**Directive:**
Transcribe the listing exactly, leaving out every picture.

Code that draws figures:
-- -- --

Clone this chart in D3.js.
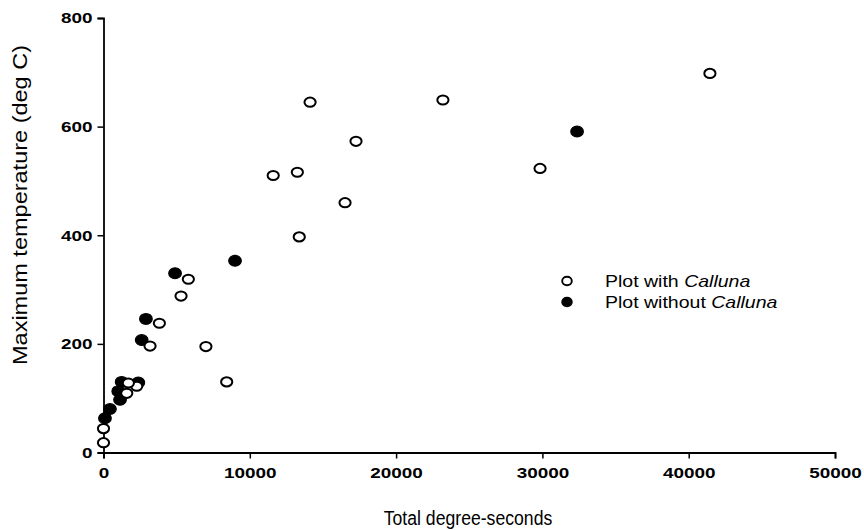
<!DOCTYPE html>
<html lang="en">
<head>
<meta charset="utf-8" />
<script src="https://d3js.org/d3.v7.min.js"></script>
<style type="text/css">
  body { margin: 0; background: #fff; }
  svg text { font-family: "Liberation Sans", Arial, sans-serif; fill: #000; }
</style>
</head>
<body>
<script type="text/javascript">

// plots with Calluna (open circles): total degree-seconds, max temperature
var withX = [41450, 14120, 23200, 17260, 29840, 11600, 13250, 16510, 13380,
             5300, 5800, 3820, 3180, 7000, 8420, 2270, 1700, 1590, 0, 0];
var withY = [698, 645, 649, 573, 523, 510, 516, 460, 397,
             288, 319, 238, 196, 195, 130, 122, 128, 109, 44, 18];

// plots without Calluna (filled circles)
var withoutX = [32370, 8990, 4890, 2900, 2610, 1240, 2380, 1010, 1130, 440, 100];
var withoutY = [591, 353, 330, 246, 207, 130, 129, 113, 97, 80, 63];

var xTicks = [0, 10000, 20000, 30000, 40000, 50000];
var yTicks = [0, 200, 400, 600, 800];

var w = 864, h = 530;
var stretch = 1.22; // the scanned figure is a bit wider than tall

var svg = d3.select("body").append("svg")
    .attr("width", w)
    .attr("height", h);

var x = d3.scaleLinear().domain([0, 50000]).range([103.5, 835]);
var y = d3.scaleLinear().domain([0, 800]).range([452.5, 18]);

// axes
var xAxis = svg.append("g")
    .attr("transform", "translate(0," + y(0) + ")")
    .call(d3.axisBottom(x).tickValues(xTicks).tickSize(6).tickPadding(9).tickFormat(d3.format("d")));
var yAxis = svg.append("g")
    .attr("transform", "translate(" + x(0) + ",0)")
    .call(d3.axisLeft(y).tickValues(yTicks).tickSize(6).tickPadding(3).tickFormat(d3.format("d")));

[xAxis, yAxis].forEach(function(a) {
  a.select(".domain").attr("stroke", "#000").attr("stroke-width", 1.8);
  a.selectAll(".tick line").attr("stroke", "#000").attr("stroke-width", 1.5);
  a.selectAll(".tick text")
    .style("font-family", "'Liberation Sans', Arial, sans-serif")
    .style("font-weight", "bold")
    .style("font-size", "15.5px")
    .attr("fill", "#000")
    .attr("transform", "scale(" + stretch + ",1)");
});

// axis titles
svg.append("text")
    .attr("transform", "translate(468,525) scale(0.84,1)")
    .style("text-anchor", "middle")
    .style("font-size", "21px")
    .text("Total degree-seconds");
svg.append("text")
    .attr("transform", "translate(27,205) rotate(-90) scale(1.12,1)")
    .style("text-anchor", "middle")
    .style("font-size", "21px")
    .text("Maximum temperature (deg C)");

// points
var openPts = withX.map(function(d, i) { return [d, withY[i]]; });
var fillPts = withoutX.map(function(d, i) { return [d, withoutY[i]]; });

svg.append("g").selectAll("ellipse")
    .data(fillPts)
    .enter()
    .append("ellipse")
    .attr("cx", function(d) { return x(d[0]); })
    .attr("cy", function(d) { return y(d[1]); })
    .attr("rx", 6.3)
    .attr("ry", 5.4)
    .attr("fill", "#000")
    .attr("stroke", "#000")
    .attr("stroke-width", 1.2);

svg.append("g").selectAll("ellipse")
    .data(openPts)
    .enter()
    .append("ellipse")
    .attr("cx", function(d) { return x(d[0]); })
    .attr("cy", function(d) { return y(d[1]); })
    .attr("rx", 5.6)
    .attr("ry", 4.6)
    .attr("fill", "#fff")
    .attr("stroke", "#000")
    .attr("stroke-width", 2);

// legend
var legend = [
  { pre: "Plot with ", it: "Calluna", fill: "#fff" },
  { pre: "Plot without ", it: "Calluna", fill: "#000" }
];
var lg = svg.append("g").selectAll("g")
    .data(legend)
    .enter()
    .append("g")
    .attr("transform", function(d, i) { return "translate(567," + (281 + i * 21) + ")"; });
lg.append("ellipse")
    .attr("rx", 4.8)
    .attr("ry", 4.2)
    .attr("fill", function(d) { return d.fill; })
    .attr("stroke", "#000")
    .attr("stroke-width", 1.9);
var lt = lg.append("text")
    .attr("transform", "translate(38,5.5) scale(" + stretch + ",1)")
    .style("font-size", "16px");
lt.append("tspan").text(function(d) { return d.pre; });
lt.append("tspan").style("font-style", "italic").text(function(d) { return d.it; });

</script>
</body>
</html>
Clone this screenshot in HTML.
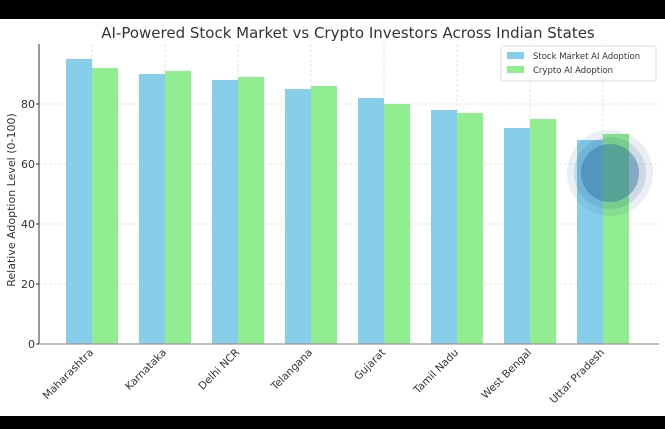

-- -- --

**Full response:**
Clone this chart in D3.js.
<!DOCTYPE html>
<html lang="en">
<head>
<meta charset="utf-8" />
<script src="https://d3js.org/d3.v7.min.js"></script>
<style type="text/css">
  body { margin: 0; background: #fff; }
  svg text { font-family: "Liberation Sans", Arial, sans-serif; fill: #000; }
</style>
</head>
<body>
<script type="text/javascript">

// plots with Calluna (open circles): total degree-seconds, max temperature
var withX = [41450, 14120, 23200, 17260, 29840, 11600, 13250, 16510, 13380,
             5300, 5800, 3820, 3180, 7000, 8420, 2270, 1700, 1590, 0, 0];
var withY = [698, 645, 649, 573, 523, 510, 516, 460, 397,
             288, 319, 238, 196, 195, 130, 122, 128, 109, 44, 18];

// plots without Calluna (filled circles)
var withoutX = [32370, 8990, 4890, 2900, 2610, 1240, 2380, 1010, 1130, 440, 100];
var withoutY = [591, 353, 330, 246, 207, 130, 129, 113, 97, 80, 63];

var xTicks = [0, 10000, 20000, 30000, 40000, 50000];
var yTicks = [0, 200, 400, 600, 800];

var w = 864, h = 530;
var stretch = 1.22; // the scanned figure is a bit wider than tall

var svg = d3.select("body").append("svg")
    .attr("width", w)
    .attr("height", h);

var x = d3.scaleLinear().domain([0, 50000]).range([103.5, 835]);
var y = d3.scaleLinear().domain([0, 800]).range([452.5, 18]);

// axes
var xAxis = svg.append("g")
    .attr("transform", "translate(0," + y(0) + ")")
    .call(d3.axisBottom(x).tickValues(xTicks).tickSize(6).tickPadding(9).tickFormat(d3.format("d")));
var yAxis = svg.append("g")
    .attr("transform", "translate(" + x(0) + ",0)")
    .call(d3.axisLeft(y).tickValues(yTicks).tickSize(6).tickPadding(3).tickFormat(d3.format("d")));

[xAxis, yAxis].forEach(function(a) {
  a.select(".domain").attr("stroke", "#000").attr("stroke-width", 1.8);
  a.selectAll(".tick line").attr("stroke", "#000").attr("stroke-width", 1.5);
  a.selectAll(".tick text")
    .style("font-family", "'Liberation Sans', Arial, sans-serif")
    .style("font-weight", "bold")
    .style("font-size", "15.5px")
    .attr("fill", "#000")
    .attr("transform", "scale(" + stretch + ",1)");
});

// axis titles
svg.append("text")
    .attr("transform", "translate(468,525) scale(0.84,1)")
    .style("text-anchor", "middle")
    .style("font-size", "21px")
    .text("Total degree-seconds");
svg.append("text")
    .attr("transform", "translate(27,205) rotate(-90) scale(1.12,1)")
    .style("text-anchor", "middle")
    .style("font-size", "21px")
    .text("Maximum temperature (deg C)");

// points
var openPts = withX.map(function(d, i) { return [d, withY[i]]; });
var fillPts = withoutX.map(function(d, i) { return [d, withoutY[i]]; });

svg.append("g").selectAll("ellipse")
    .data(fillPts)
    .enter()
    .append("ellipse")
    .attr("cx", function(d) { return x(d[0]); })
    .attr("cy", function(d) { return y(d[1]); })
    .attr("rx", 6.3)
    .attr("ry", 5.4)
    .attr("fill", "#000")
    .attr("stroke", "#000")
    .attr("stroke-width", 1.2);

svg.append("g").selectAll("ellipse")
    .data(openPts)
    .enter()
    .append("ellipse")
    .attr("cx", function(d) { return x(d[0]); })
    .attr("cy", function(d) { return y(d[1]); })
    .attr("rx", 5.6)
    .attr("ry", 4.6)
    .attr("fill", "#fff")
    .attr("stroke", "#000")
    .attr("stroke-width", 2);

// legend
var legend = [
  { pre: "Plot with ", it: "Calluna", fill: "#fff" },
  { pre: "Plot without ", it: "Calluna", fill: "#000" }
];
var lg = svg.append("g").selectAll("g")
    .data(legend)
    .enter()
    .append("g")
    .attr("transform", function(d, i) { return "translate(567," + (281 + i * 21) + ")"; });
lg.append("ellipse")
    .attr("rx", 4.8)
    .attr("ry", 4.2)
    .attr("fill", function(d) { return d.fill; })
    .attr("stroke", "#000")
    .attr("stroke-width", 1.9);
var lt = lg.append("text")
    .attr("transform", "translate(38,5.5) scale(" + stretch + ",1)")
    .style("font-size", "16px");
lt.append("tspan").text(function(d) { return d.pre; });
lt.append("tspan").style("font-style", "italic").text(function(d) { return d.it; });

</script>
</body>
</html>
Clone this screenshot in HTML.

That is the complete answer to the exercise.